The following risk-factors associated with the item should influence the amount of research you do:

  • Artist – an artist whose work was labelled ‘degenerate’ (i.e. modern art) or would have appealed to Nazi looters (e.g. Old Masters, Renaissance, Impressionist, or 18th century French art) is high risk
  • Value – the higher the value, the greater the risk
  • Age – in general, the older the item, the greater the chance of a disputed provenance; a contemporary work coming directly from the artist would be low risk
  • Locations – those with weak law and order, tax havens or countries occupied in World War Two are high risk
  • Number of sales, exhibitions or publications relating to the work or artist – a long exhibition or sales history lowers the risk based on a higher probability of claimants having had a chance to file a claim
  • Purpose of search – exhibition or loan is lower risk, sale or financing is high risk

3.2. We pay particular attention to provenance in the period 1933-45 as we will investigate whether the item may have been confiscated, looted or subjected to a forced seizure or forced sale during this time. An ownership history that includes red flag names (Nazi collaborators or victims) will be investigated in more detail to establish the nature of item’s acquisition or sale. As a result, searches with World War Two provenance are likely to take longer to process, and we ask for your patience.

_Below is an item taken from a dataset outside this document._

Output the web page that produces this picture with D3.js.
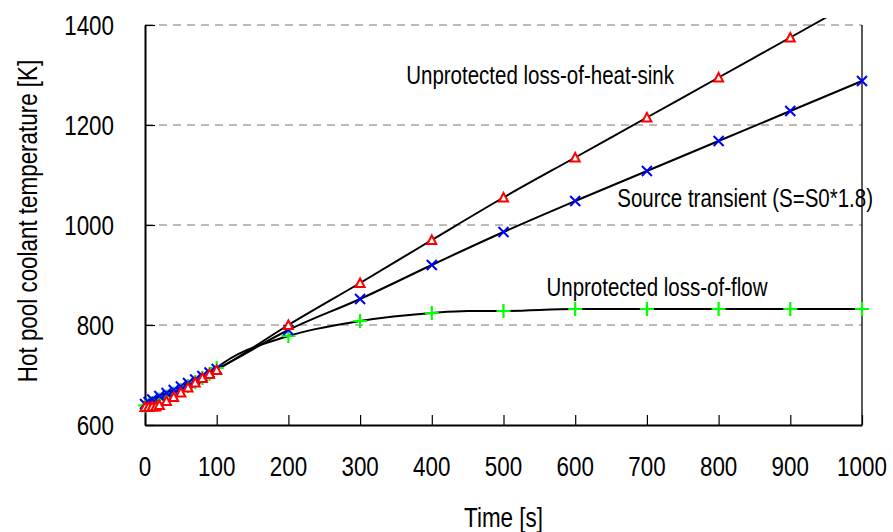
<!DOCTYPE html>
<html>
<head>
<meta charset="utf-8">
<script src="https://cdn.jsdelivr.net/npm/d3@7"></script>
<style>
  body { margin: 0; background: #fff; }
  text { font-family: 'Liberation Sans', Arial, sans-serif; fill: #000; }
</style>
</head>
<body>
<svg id="chart" width="893" height="532"></svg>
<script>
// time points [s] and hot pool temperature [K]
var heatsink_t = [0, 5, 10, 15, 20, 30, 40, 50, 60, 70, 80, 90, 100, 200, 300, 400, 500, 600, 700, 800, 900, 1000];
var heatsink_T = [636, 636, 637, 637, 640, 648, 656, 665, 675, 685, 694, 702, 710, 800, 884, 970, 1055, 1135, 1215, 1295, 1375, 1455];

var source_t = [0, 5, 10, 20, 30, 40, 50, 60, 70, 80, 90, 100, 200, 300, 400, 500, 600, 700, 800, 900, 1000];
var source_T = [642, 646, 651, 658, 664, 670, 677, 684, 691, 698, 705, 712, 790, 852, 920, 986, 1048, 1108, 1168, 1228, 1288];

var flow_t = [0, 5, 10, 20, 30, 40, 50, 60, 70, 80, 90, 100, 200, 300, 400, 450, 500, 600, 700, 800, 900, 1000];
var flow_T = [639, 641, 644, 651, 657, 663, 670, 678, 686, 694, 702, 714, 778, 808, 824, 828, 828, 832, 832, 832, 832, 832];

var x_ticks = [0, 100, 200, 300, 400, 500, 600, 700, 800, 900, 1000];
var y_ticks = [600, 800, 1000, 1200, 1400];

var labels = [
  {text: "Unprotected loss-of-heat-sink", t: 551, T: 1300},
  {text: "Source transient (S=S0*1.8)",   t: 837, T: 1054},
  {text: "Unprotected loss-of-flow",      t: 714, T: 876}
];

function zip(ts, vs){ return ts.map(function(t, i){ return [t, vs[i]]; }); }

// narrow text: Arial Narrow look-alike by squeezing Liberation Sans
function ntext(parent, px, py, str, size, sx, anchor, rot){
  var tg = parent.append("g")
    .attr("transform", "translate(" + px + "," + py + ")" + (rot ? " rotate(" + rot + ")" : ""));
  tg.append("text")
    .attr("transform", "scale(" + sx + ",1)")
    .attr("text-anchor", anchor || "middle")
    .attr("dominant-baseline", "central")
    .attr("font-size", size)
    .text(str);
  return tg;
}

var svg = d3.select("#chart");
var margin = {left: 145, right: 31, top: 25, bottom: 107};
var width  = +svg.attr("width")  - margin.left - margin.right,
    height = +svg.attr("height") - margin.top  - margin.bottom;

var x = d3.scaleLinear().domain([0, 1000]).range([0, width]);
var y = d3.scaleLinear().domain([600, 1400]).range([height, 0]);

var g = svg.append("g").attr("transform", "translate(" + margin.left + "," + margin.top + ")");

// dashed gridlines
g.selectAll(".grid").data(y_ticks.filter(function(d){ return d > 600; }))
  .enter().append("line")
    .attr("x1", 0).attr("x2", width)
    .attr("y1", function(d){ return y(d); }).attr("y2", function(d){ return y(d); })
    .attr("stroke", "#777").attr("stroke-width", 1).attr("stroke-dasharray", "8,6");

// right border
g.append("line").attr("x1", width).attr("x2", width).attr("y1", 0).attr("y2", height)
  .attr("stroke", "#000").attr("stroke-width", 1.3);

// axes, ticks pointing inward; labels drawn separately
var xAxis = g.append("g").attr("transform", "translate(0," + height + ")")
  .call(d3.axisBottom(x).tickValues(x_ticks).tickSizeInner(-10).tickSizeOuter(0).tickFormat(""));
var yAxis = g.append("g")
  .call(d3.axisLeft(y).tickValues(y_ticks).tickSizeInner(-10).tickSizeOuter(0).tickFormat(""));
[xAxis, yAxis].forEach(function(a){
  a.select(".domain").attr("stroke", "#000").attr("stroke-width", 2);
  a.selectAll(".tick line").attr("stroke", "#000").attr("stroke-width", 1.2);
});

x_ticks.forEach(function(d){ ntext(g, x(d), height + 41, String(d), 28, 0.8, "middle"); });
y_ticks.forEach(function(d){ ntext(g, -31, y(d), String(d), 28, 0.8, "end"); });

svg.append("clipPath").attr("id", "plotclip")
  .append("rect").attr("x", 0).attr("y", -7).attr("width", width + 2).attr("height", height + 7);

var line = d3.line().curve(d3.curveMonotoneX)
  .x(function(d){ return x(d[0]); }).y(function(d){ return y(d[1]); });

var series = [zip(heatsink_t, heatsink_T), zip(source_t, source_T), zip(flow_t, flow_T)];

var lines = g.append("g").attr("clip-path", "url(#plotclip)");
series.forEach(function(s){
  lines.append("path").datum(s)
    .attr("fill", "none").attr("stroke", "#000").attr("stroke-width", 2)
    .attr("d", line);
});

function inside(d){ return d[0] <= 1000 && d[1] <= 1400; }
function place(d){ return "translate(" + x(d[0]) + "," + y(d[1]) + ")"; }

// markers: green plus, blue cross, red triangle
g.append("g").selectAll("path").data(series[2].filter(inside).filter(function(d){ return d[0] !== 450; }))
  .enter().append("path")
  .attr("transform", place)
  .attr("d", "M-7,0H7M0,-7V7")
  .attr("stroke", "#00ff00").attr("stroke-width", 2.2).attr("fill", "none");

g.append("g").selectAll("path").data(series[1].filter(inside)).enter().append("path")
  .attr("transform", place)
  .attr("d", "M-5,-5L5,5M-5,5L5,-5")
  .attr("stroke", "#0000ff").attr("stroke-width", 2).attr("fill", "none");

g.append("g").selectAll("path").data(series[0].filter(inside)).enter().append("path")
  .attr("transform", place)
  .attr("d", "M0,-4.5L4.5,4L-4.5,4Z")
  .attr("stroke", "#ff0000").attr("stroke-width", 2).attr("fill", "#fff");

// curve labels
labels.forEach(function(d){ ntext(g, x(d.t), y(d.T), d.text, 25, 0.82, "middle"); });

// axis titles
ntext(svg, margin.left + width / 2, 517, "Time [s]", 28, 0.8, "middle");
ntext(svg, 27, 221, "Hot pool coolant temperature [K]", 28, 0.8, "middle", -90);
</script>
</body>
</html>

3.3. Searches with insufficient provenance or erroneous information are also likely to take longer to process, as we will need to undertake further research to obtain correct and complete information.

3.4. Should the ALR need to undertake a significant amount of further research in order to complete the search, we reserve the right to charge an additional minimum fee of £250 with your consent, and we will provide an estimate of the cost of any additional work and the time scale. You should be aware that additional research may not be conclusive and we still may not be able to issue a certificate, but if this is the case we will explain the issue and provide an opinion on the level of risk which may be remote.

3.5. The ALR reserve the right to refuse to provide a certificate if we are not satisfied with a clear and undisputed ownership history due to a lack of information available at the time or a client’s refusal to pay additional research fees, even if the item is not registered on our database. Alternatively, in some rare cases we may issue a certificate with a caveat clause indicating a period of risk that requires further research.

4. What Happens in the event of a match

4.1. In the event that an item searched is confirmed as an object on the ALR database or subject to a legitimate claim, our contract requires you to co-operate in the restoration of the item to its rightful owner or in the resolution of any claim. We will usually ask you to hold the item in your possession until a settlement has been agreed. The ALR will be involved in the resolution of the case and operates a mediation service to return works of art to their rightful owners, which may include negotiating compensation to the victims of art theft and/or to the current holder as the final ownership is determined.

5. Authentication Issues

5.1. Problems of authentication are becoming an increasing concern within the art market and in recognition of this, the ALR has developed a database of authentication issues, which many experts use and contribute to.

5.2. In the event that a work searched against the ALR database is matched with an item believed not to be genuine the searcher will be alerted. The ALR does not give any final determination that the item searched is a fake or is falsely attributed, but suggests that further research may be advisable.